Il legame delle cinque donne, non più giovani, è iniziato quando frequentavano la prima media. Le “Vecchie Amiche” – così amavano chiamarsi – insieme hanno attraversato una vita: i matrimoni, i figli, il lavoro, le crisi… Quando Anna si ritrova faccia a faccia con lo spettro della malattia, dopo anni trascorsi, da guerriera, a combatterla, non se la sente più di fronteggiare un nemico così insidioso e crudele. Accanto ha l’ex marito e le amiche più care, non tutte d’accordo con la sua decisione ma tutte alla ricerca del modo migliore per starle accanto negli ultimi momenti. In questa cornice struggente, riaffiorano i ricordi, le avventure vissute insieme, la nostalgia del passato e l’incertezza del futuro. Perché se Anna va incontro al suo destino con molta consapevolezza, le altre donne pur continuando a vivere dovranno colmare un vuoto enorme. Come Helen, che sta per sposare Asa, è pronta a ricominciare ma si sente terribilmente in colpa nei confronti di Anna.
“Abbassò lo sguardo su una spruzzata di macchie dell’età, chiazze marroncine che le erano comparse sulle mani. Alla secchezza squamosa e al colore raggrumato sotto le unghie era abituata, ma quando le erano venute quelle mani da vecchia? Era tutto fuori fase. Anna stava morendo e lei si era innamorata. E ora si sposava. Dentro la casa la sua migliore amica stava morendo, mentre lei era una donna di mezza età pronta a intraprendere una nuova vita. Vecchia o no, il solo pensiero di Asa le dava un senso di vertigine, felicità, un fremito incontrollabile. Vivo e bramoso, così era il suo corpo. Cristo santo, il corpo innamorato era ridicolo e pieno di speranza. Anna sarebbe morta e Helen avrebbe detto: «Sí, lo voglio».”

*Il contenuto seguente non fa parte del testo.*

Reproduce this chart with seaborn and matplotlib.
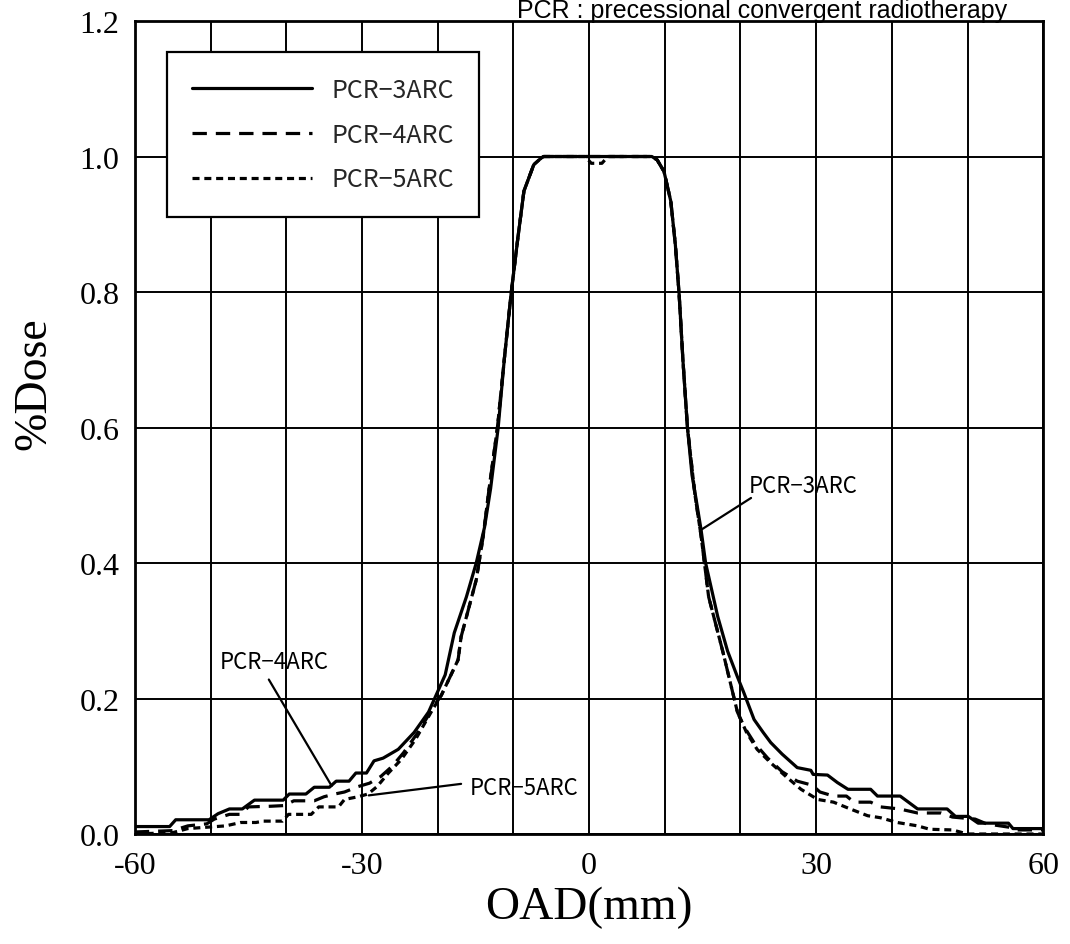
import pandas as pd
import seaborn as sns
import matplotlib.pyplot as plt

# Dose profiles (OAD in mm, relative dose)
oad_3arc = [-60, -55.4, -54.6, -50.2, -49.0, -47.5, -45.8, -44.2, -40.4, -39.6, -37.4, -36.3,
            -34.3, -33.4, -31.7, -30.8, -29.4, -28.4, -27.2, -25.2, -23.1, -21.2, -20.4, -19.0,
            -17.8, -16.2, -14.9, -13.8, -13.0, -12.0, -11.2, -10.3, -9.4, -8.6, -7.3, -6.3, -6.0,
            8.3, 9.0, 9.9, 10.8, 11.4, 11.9, 12.4, 13.0, 13.6, 14.1, 14.8, 15.4, 17.0, 18.3,
            19.6, 20.4, 21.8, 23.0, 24.0, 25.5, 27.5, 29.3, 29.6, 31.5, 32.8, 34.2, 37.2, 38.1,
            41.1, 43.4, 47.3, 48.4, 50.1, 51.4, 55.4, 56.0, 60]
dose_3arc = [0.011, 0.011, 0.021, 0.021, 0.030, 0.037, 0.037, 0.050, 0.050, 0.059, 0.059, 0.069,
             0.069, 0.078, 0.078, 0.090, 0.090, 0.108, 0.112, 0.125, 0.150, 0.180, 0.200, 0.235,
             0.297, 0.350, 0.400, 0.453, 0.510, 0.600, 0.700, 0.797, 0.880, 0.949, 0.988, 0.998, 1.0,
             1.0, 0.995, 0.978, 0.934, 0.870, 0.797, 0.700, 0.600, 0.530, 0.497, 0.449, 0.400, 0.321, 0.270,
             0.232, 0.210, 0.169, 0.150, 0.135, 0.118, 0.098, 0.094, 0.088, 0.087, 0.076, 0.066, 0.066, 0.056,
             0.056, 0.037, 0.037, 0.026, 0.026, 0.016, 0.016, 0.008, 0.008]

oad_4arc = [-60, -55.0, -53.0, -50.5, -49.5, -47.5, -46.0, -45.0, -42.0, -40.2, -39.0, -36.3,
            -35.0, -33.6, -32.3, -30.5, -29.0, -27.5, -26.0, -24.5, -22.6, -20.4, -19.5, -17.3,
            -16.9, -14.9, -14.0, -13.2, -12.1, -11.2, -10.3, -9.4, -8.6, -7.3, -6.3, -6.0,
            8.3, 9.0, 9.9, 10.8, 11.4, 11.9, 12.4, 13.0, 14.0, 14.8, 15.8, 17.7, 19.6, 20.5,
            21.8, 23.6, 25.5, 27.5, 29.5, 30.5, 32.3, 34.0, 35.0, 37.2, 38.5, 41.0, 43.4, 46.5,
            48.0, 51.0, 52.5, 55.5, 56.5, 60]
dose_4arc = [0.003, 0.005, 0.012, 0.015, 0.022, 0.029, 0.029, 0.040, 0.041, 0.042, 0.049, 0.049,
             0.055, 0.059, 0.062, 0.070, 0.075, 0.085, 0.100, 0.120, 0.150, 0.190, 0.205, 0.257,
             0.291, 0.375, 0.438, 0.510, 0.600, 0.700, 0.797, 0.880, 0.949, 0.988, 0.998, 1.0,
             1.0, 0.995, 0.978, 0.934, 0.870, 0.797, 0.700, 0.600, 0.500, 0.440, 0.350, 0.268, 0.180, 0.158,
             0.135, 0.112, 0.092, 0.078, 0.072, 0.062, 0.056, 0.056, 0.047, 0.047, 0.040, 0.037, 0.031, 0.031,
             0.025, 0.022, 0.015, 0.010, 0.006, 0.006]

oad_5arc = [-60, -55.0, -53.0, -50.5, -48.0, -46.0, -44.0, -43.0, -40.5, -39.7, -36.7, -35.7,
            -33.1, -32.3, -30.5, -29.2, -28.0, -26.5, -24.8, -22.9, -20.6, -19.5, -17.3,
            -16.9, -14.9, -14.0, -13.2, -12.1, -11.2, -10.3, -9.4, -8.6, -7.3, -6.3, -6.0,
            -0.5, 0.3, 1.7, 2.5,
            8.3, 9.0, 9.9, 10.8, 11.4, 11.9, 12.4, 13.0, 14.0, 14.8, 15.8, 17.7, 19.6, 20.8,
            22.2, 24.0, 26.0, 28.0, 30.2, 32.3, 34.5, 36.8, 38.5, 40.7, 43.4, 45.0, 48.0, 50.0, 60]
dose_5arc = [0.0, 0.002, 0.008, 0.010, 0.012, 0.017, 0.017, 0.019, 0.019, 0.029, 0.029, 0.040,
             0.040, 0.051, 0.055, 0.059, 0.070, 0.090, 0.110, 0.140, 0.185, 0.205, 0.257,
             0.291, 0.375, 0.438, 0.510, 0.600, 0.700, 0.797, 0.880, 0.949, 0.988, 0.998, 1.0,
             1.0, 0.990, 0.990, 1.0,
             1.0, 0.995, 0.978, 0.934, 0.870, 0.797, 0.700, 0.600, 0.500, 0.440, 0.350, 0.268, 0.180, 0.150,
             0.125, 0.105, 0.085, 0.066, 0.051, 0.047, 0.037, 0.027, 0.024, 0.017, 0.012, 0.007, 0.006, 0.0, 0.0]

series_names = ['PCR−3ARC', 'PCR−4ARC', 'PCR−5ARC']

# callout labels: (text, text x, text y, point x, point y, line start x, line start y)
callouts = [
    ('PCR−3ARC', 21.1, 0.515, 14.8, 0.449, 21.4, 0.496),
    ('PCR−4ARC', -48.8, 0.254, -34.0, 0.071, -42.3, 0.228),
    ('PCR−5ARC', -15.8, 0.069, -29.1, 0.057, -16.9, 0.074),
]

df = pd.concat([
    pd.DataFrame({'OAD': oad_3arc, 'Dose': dose_3arc, 'Series': series_names[0]}),
    pd.DataFrame({'OAD': oad_4arc, 'Dose': dose_4arc, 'Series': series_names[1]}),
    pd.DataFrame({'OAD': oad_5arc, 'Dose': dose_5arc, 'Series': series_names[2]}),
])

sns.set_theme(style='white')
plt.rcParams['font.family'] = ['Liberation Serif', 'DejaVu Serif']
plt.rcParams['axes.unicode_minus'] = False

fig = plt.figure(figsize=(10.7, 9.45), dpi=100)
ax = fig.add_axes([0.126, 0.1164, 0.849, 0.8603])

sns.lineplot(data=df, x='OAD', y='Dose', style='Series', style_order=series_names,
             dashes={series_names[0]: '', series_names[1]: (4.5, 2.8), series_names[2]: (2.2, 1.5)},
             color='black', linewidth=2.3, estimator=None, sort=False, ax=ax, zorder=3)

ax.set_xlim(-60, 60)
ax.set_ylim(0, 1.2)
ax.set_xticks([-60, -30, 0, 30, 60])
ax.set_xticks(range(-60, 61, 10), minor=True)
ax.set_yticks([0, 0.2, 0.4, 0.6, 0.8, 1.0, 1.2])
ax.set_yticklabels(['0.0', '0.2', '0.4', '0.6', '0.8', '1.0', '1.2'])
ax.grid(True, which='both', color='black', linewidth=1.4)
ax.tick_params(axis='both', which='both', length=0, labelsize=23, colors='black')
ax.tick_params(axis='y', pad=11)
ax.tick_params(axis='x', pad=12)
for sp in ax.spines.values():
    sp.set_color('black')
    sp.set_linewidth(2)

ax.set_xlabel('OAD(mm)', fontsize=34, color='black', labelpad=4)
ax.set_ylabel('%Dose', fontsize=33, color='black')
ax.yaxis.set_label_coords(-0.088, 0.555)

handles, labels = ax.get_legend_handles_labels()
leg = ax.legend(handles, labels, loc='upper left', bbox_to_anchor=(0.035, 0.962),
                borderaxespad=0, frameon=True, fancybox=False, framealpha=1, edgecolor='black',
                prop={'family': ['Noto Sans CJK JP', 'DejaVu Sans'], 'size': 18},
                handlelength=4.8, handletextpad=0.8, labelspacing=0.75, borderpad=1.0)
leg.get_frame().set_linewidth(1.6)
for line in leg.get_lines():
    line.set_linewidth(2.3)

for label, tx, ty, px, py, lx, ly in callouts:
    ax.text(tx, ty, label, fontsize=16, family=['Noto Sans CJK JP', 'DejaVu Sans'],
            ha='left', va='center', color='black', zorder=4)
    ax.plot([lx, px], [ly, py], color='black', linewidth=1.6, zorder=4)

fig.text(0.483, 0.981, 'PCR : precessional convergent radiotherapy', fontsize=18,
         family=['Liberation Sans', 'DejaVu Sans'], ha='left', va='baseline', color='black')

fig.savefig('out.png', dpi=100)
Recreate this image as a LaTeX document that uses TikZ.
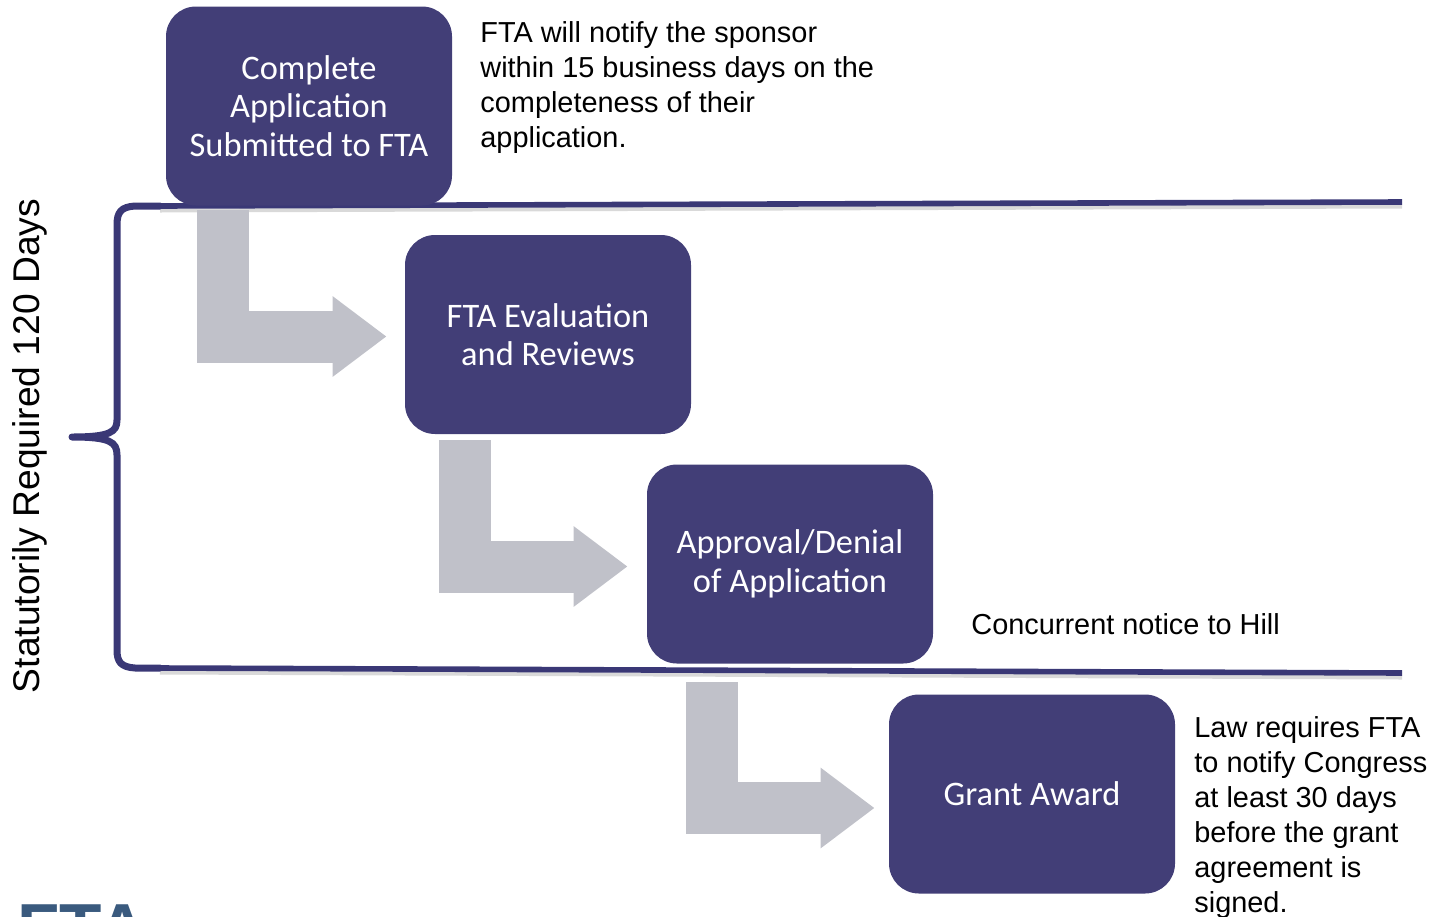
\documentclass[tikz,border=0pt]{standalone}
\usepackage{fontspec}
\setmainfont{Liberation Sans}
\newfontfamily\boxfont{Carlito}
\usetikzlibrary{arrows.meta,calc}
\definecolor{navy}{RGB}{66,62,119}
\definecolor{linenavy}{RGB}{58,56,118}
\definecolor{arrowgray}{RGB}{192,193,201}
\definecolor{logoblue}{RGB}{58,90,126}
\tikzset{
  stepbox/.style={rectangle, rounded corners=15pt, fill=navy, text=white,
    minimum width=143pt, minimum height=99.5pt, align=center, inner sep=0pt,
    font=\boxfont\fontsize{17.2}{19.3}\selectfont},
  garrow/.style={draw=arrowgray, line width=26pt, line join=miter,
    -{Triangle[width=38.5pt,length=27pt]}},
  navyline/.style={draw=linenavy, line width=2.8pt},
  shadowline/.style={draw=black!15, line width=2pt},
  bracestyle/.style={draw=linenavy, line width=3.5pt, line cap=round, line join=round},
  note/.style={inner sep=0pt, align=left, font=\fontsize{14.45}{17.5}\selectfont},
}
\begin{document}
\begin{tikzpicture}[x=0.5pt,y=-0.5pt]
\useasboundingbox (0,0) rectangle (1433,916);
% horizontal lines
\coordinate (tl) at (160,206);
\coordinate (tr) at (1402,202);
\coordinate (bl) at (160,668);
\coordinate (br) at (1402,673);
\draw[shadowline] ($(tl)+(0,4.5)$) -- ($(tr)+(0,4.5)$);
\draw[shadowline] ($(bl)+(0,4.5)$) -- ($(br)+(0,4.5)$);
\draw[navyline] (tl) -- (tr);
\draw[navyline] (bl) -- (br);
% brace
\coordinate (tip) at (72,437);
\draw[bracestyle] (tl) -- (135,206) .. controls (121,207) and (117,212) .. (117,225)
  -- (117,420) .. controls (117,432) and (110,437) .. (tip)
  .. controls (110,437) and (117,442) .. (117,455)
  -- (117,650) .. controls (117,662) and (121,667) .. (135,668) -- (bl);
\node[rotate=90, inner sep=0pt, font=\fontsize{18.6}{20}\selectfont] (lbl) at (30,446) {Statutorily Required 120 Days};
% boxes
\node[stepbox] (b1) at (309,106) {Complete\\Application\\Submitted to FTA};
\node[stepbox] (b2) at (548,334.5) {FTA Evaluation\\and Reviews};
\node[stepbox] (b3) at (790,564) {Approval/Denial\\of Application};
\node[stepbox] (b4) at (1032,794) {Grant Award};
% bent arrows
\coordinate (a1) at (223,210);
\coordinate (a2) at (465,440);
\coordinate (a3) at (712,682);
\draw[garrow] (a1) |- ($(b2.west)+(-18,2)$);
\draw[garrow] (a2) |- ($(b3.west)+(-19,2.5)$);
\draw[garrow] (a3) |- ($(b4.west)+(-14,14)$);
% notes
\node[note, anchor=north west] (n1) at (480,21) {FTA will notify the sponsor\\within 15 business days on the\\completeness of their\\application.};
\node[note, anchor=base west] (n2) at (971,634) {Concurrent notice to Hill};
\node[note, anchor=north west] (n3) at (1194,716) {Law requires FTA\\to notify Congress\\at least 30 days\\before the grant\\agreement is\\signed.};
% cropped logo (cut off at the bottom edge, as in the reference)
\node[anchor=base west, inner sep=0pt, text=logoblue, font=\bfseries\fontsize{34.7}{36}\selectfont] (logo) at (17,952) {FTA};
\end{tikzpicture}
\end{document}
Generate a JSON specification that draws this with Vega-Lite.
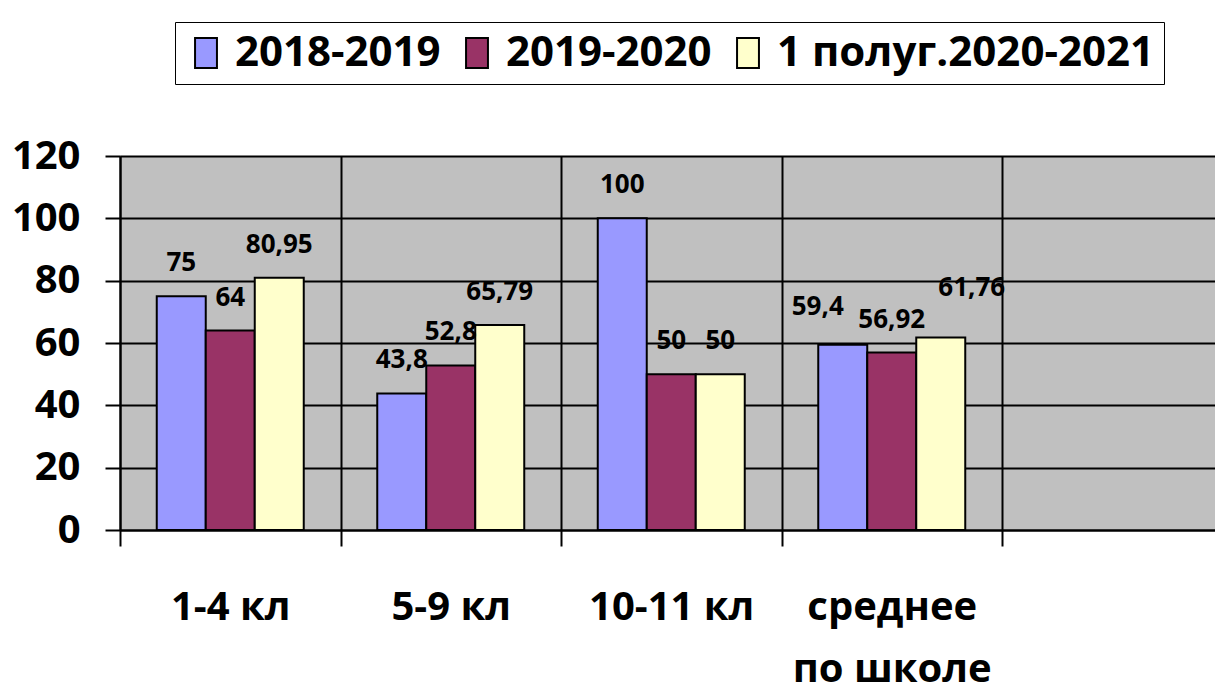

Quella di Restare vive non è una trama scontata e strappalacrime ma un racconto delicato che, parlando di morte esalta la vita, la speranza, il valore dell’amicizia.
Victoria Redel vive e lavora a New York, dove insegna al Sarah Lawrence College. È autrice di tre raccolte di poesie e di quattro romanzi acclamati dalla critica. Tra gli altri, scrive per il «New York Times», per il «Los Angeles Times», per «Elle» e per «Granta».